The cluster covers an area of approximately twenty metres east to west and twenty metres north to south, a mixture of granite, sandstone, and smaller quartz pieces, many of them water-rolled rather than quarry-fresh. That detail matters: water-rolled stones suggest the builders gathered material from a beach or riverbed, carrying it deliberately to this headland. Local tradition has long held that this is a burial site, and the flint retrieved repeatedly from the surrounding fields lends that tradition some weight. A miniature stone axe was also found in the immediate vicinity, reported by Kieran Campbell, and small ceremonial axes of this kind are occasionally associated with Neolithic funerary contexts.

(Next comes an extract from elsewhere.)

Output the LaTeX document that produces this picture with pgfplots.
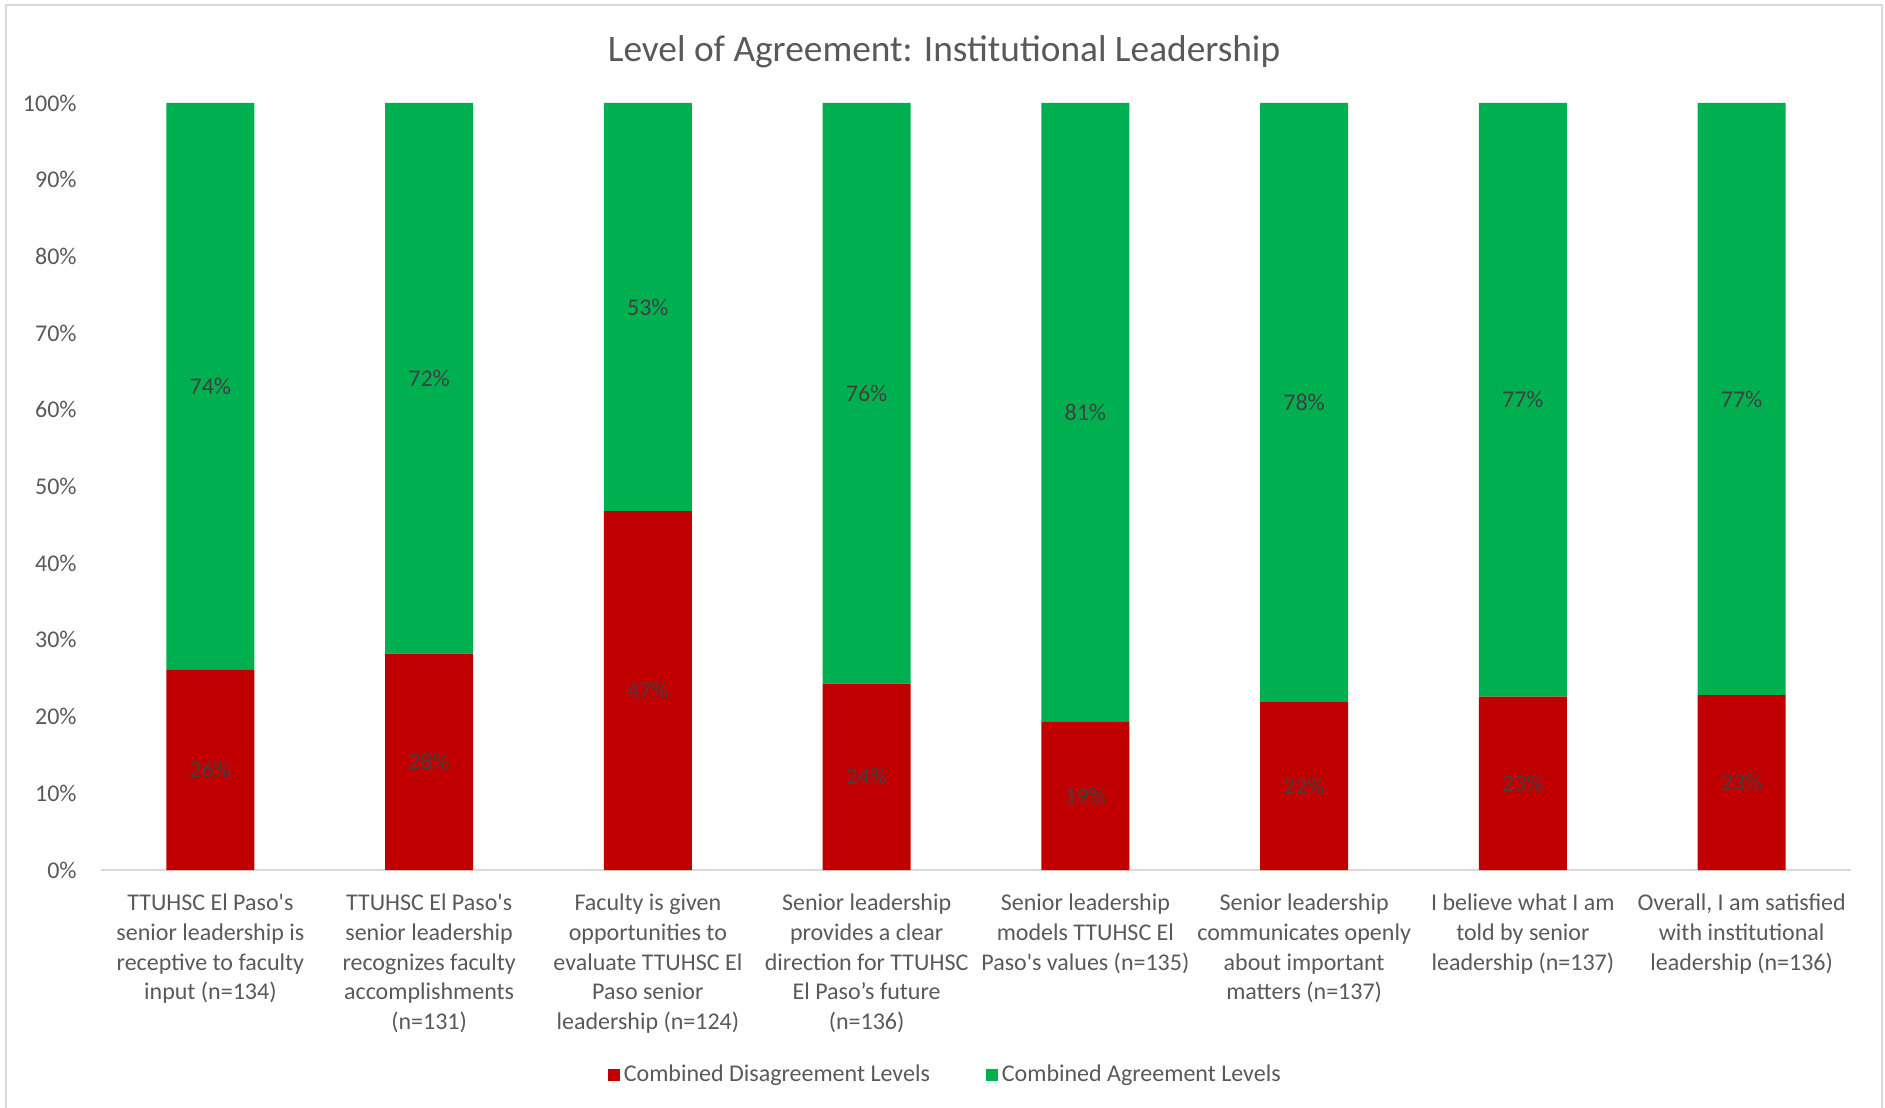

A passage tomb is a type of megalithic monument, typically Neolithic in date, in which a stone-lined corridor leads to a central burial chamber, the whole structure usually covered by a mound of earth or cairn material. What survives at Knocknagin is less legible than that description implies, but the site appears on William Duncan's 1821 map of County Dublin, where it is marked simply as a 'moat', the term then commonly applied to any prominent earthwork or mound without much further distinction. The location itself is on a headland north of Lowther Lodge, a position that would have given the monument considerable visibility in the landscape, with open views northward along the coast towards the Mourne Mountains and southward to the Bremore tombs in County Meath, a cluster of passage tombs that form part of the same broader prehistoric coastal tradition.
The site sits in agricultural land and access requires care and awareness of farming activity, particularly given that the field is described as tillage ground. The stones are subtle rather than dramatic; a visitor unfamiliar with megalithic remains might walk past without registering what they are. The elevated position of the stone scatter within an otherwise stone-free field is the clearest indicator that something deliberate happened here. The coastal aspect means the surrounding landscape itself is part of what makes the place intelligible, and looking south towards Bremore on a clear day gives a sense of how these monuments were distributed and perhaps related across the shoreline.